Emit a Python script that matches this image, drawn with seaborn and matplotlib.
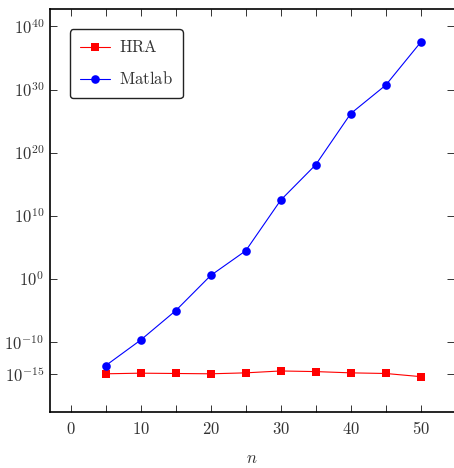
import numpy as np
import pandas as pd
import matplotlib
matplotlib.use("Agg")
import matplotlib.pyplot as plt
import seaborn as sns
from matplotlib.lines import Line2D

n_values = [5, 10, 15, 20, 25, 30, 35, 40, 45, 50]
hra_log10 = [-15.0, -14.9, -14.95, -15.0, -14.85, -14.55, -14.65, -14.85, -14.95, -15.45]
matlab_log10 = [-13.7, -9.65, -5.0, 0.57, 4.48, 12.5, 18.1, 26.2, 30.7, 37.5]
series_names = ["HRA", "Matlab"]
ytick_exps = [-15, -10, 0, 10, 20, 30, 40]
xtick_vals = [0, 10, 20, 30, 40, 50]

df = pd.DataFrame({
    "n": n_values * 2,
    "err": [10.0 ** v for v in hra_log10] + [10.0 ** v for v in matlab_log10],
    "method": [series_names[0]] * len(n_values) + [series_names[1]] * len(n_values),
})

sns.set_style("ticks")
plt.rcParams["mathtext.fontset"] = "cm"
plt.rcParams["font.family"] = ["DejaVu Serif"]

fig = plt.figure(figsize=(4.54, 4.68), dpi=100)
ax = fig.add_axes([0.1095, 0.1203, 0.8905, 0.8597])

sns.lineplot(data=df, x="n", y="err", hue="method", style="method",
             palette={"HRA": "#ff0000", "Matlab": "#0000ff"},
             markers={"HRA": "s", "Matlab": "o"},
             dashes=False, markersize=6.2, markeredgewidth=0, linewidth=0.8,
             ax=ax, legend=False)
ax.set_yscale("log")
ax.set_xlim(-3, 54.75)
ax.set_ylim(10 ** -21, 10 ** 42.7)

ax.set_yticks([10.0 ** e for e in ytick_exps])
ax.set_yticklabels([r"$10^{%d}$" % e for e in ytick_exps])
ax.yaxis.set_minor_locator(matplotlib.ticker.NullLocator())
xt = list(range(0, 51, 5))
ax.set_xticks(xt)
ax.set_xticklabels([r"$%d$" % v if v in xtick_vals else "" for v in xt])

ax.tick_params(direction="in", top=True, right=True, length=5, width=0.7,
               labelsize=12, colors="#333333", labelcolor="#333333")
ax.tick_params(axis="y", pad=4)
ax.tick_params(axis="x", pad=7)
ax.spines["right"].set_visible(False)
for s in ["left", "bottom", "top"]:
    ax.spines[s].set_linewidth(1.2)
    ax.spines[s].set_color("black")

ax.set_xlabel(r"$n$", fontsize=12, color="#333333", labelpad=8)
ax.set_ylabel("")

handles = [
    Line2D([], [], color="#ff0000", marker="s", markersize=6.2, markeredgewidth=0, linewidth=0.8),
    Line2D([], [], color="#0000ff", marker="o", markersize=6.2, markeredgewidth=0, linewidth=0.8),
]
leg = ax.legend(handles, [r"$\mathrm{HRA}$", r"$\mathrm{Matlab}$"],
                loc="upper left", bbox_to_anchor=(0.05, 0.95), borderaxespad=0,
                fontsize=12, frameon=True, fancybox=True, edgecolor="#222222", framealpha=1,
                handlelength=1.8, labelspacing=0.9, borderpad=0.6, handletextpad=0.55)
leg.get_frame().set_linewidth(1.0)
for t in leg.get_texts():
    t.set_color("#333333")

fig.savefig("out.png", dpi=100)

_TASK REQUIREMENTS_: Print, exactly as written, the lines above from the first one to the one containing "for v in xt])". Leave out pictures.

_FINAL RESULT_:
Emit a Python script that matches this image, drawn with seaborn and matplotlib.
import numpy as np
import pandas as pd
import matplotlib
matplotlib.use("Agg")
import matplotlib.pyplot as plt
import seaborn as sns
from matplotlib.lines import Line2D

n_values = [5, 10, 15, 20, 25, 30, 35, 40, 45, 50]
hra_log10 = [-15.0, -14.9, -14.95, -15.0, -14.85, -14.55, -14.65, -14.85, -14.95, -15.45]
matlab_log10 = [-13.7, -9.65, -5.0, 0.57, 4.48, 12.5, 18.1, 26.2, 30.7, 37.5]
series_names = ["HRA", "Matlab"]
ytick_exps = [-15, -10, 0, 10, 20, 30, 40]
xtick_vals = [0, 10, 20, 30, 40, 50]

df = pd.DataFrame({
    "n": n_values * 2,
    "err": [10.0 ** v for v in hra_log10] + [10.0 ** v for v in matlab_log10],
    "method": [series_names[0]] * len(n_values) + [series_names[1]] * len(n_values),
})

sns.set_style("ticks")
plt.rcParams["mathtext.fontset"] = "cm"
plt.rcParams["font.family"] = ["DejaVu Serif"]

fig = plt.figure(figsize=(4.54, 4.68), dpi=100)
ax = fig.add_axes([0.1095, 0.1203, 0.8905, 0.8597])

sns.lineplot(data=df, x="n", y="err", hue="method", style="method",
             palette={"HRA": "#ff0000", "Matlab": "#0000ff"},
             markers={"HRA": "s", "Matlab": "o"},
             dashes=False, markersize=6.2, markeredgewidth=0, linewidth=0.8,
             ax=ax, legend=False)
ax.set_yscale("log")
ax.set_xlim(-3, 54.75)
ax.set_ylim(10 ** -21, 10 ** 42.7)

ax.set_yticks([10.0 ** e for e in ytick_exps])
ax.set_yticklabels([r"$10^{%d}$" % e for e in ytick_exps])
ax.yaxis.set_minor_locator(matplotlib.ticker.NullLocator())
xt = list(range(0, 51, 5))
ax.set_xticks(xt)
ax.set_xticklabels([r"$%d$" % v if v in xtick_vals else "" for v in xt])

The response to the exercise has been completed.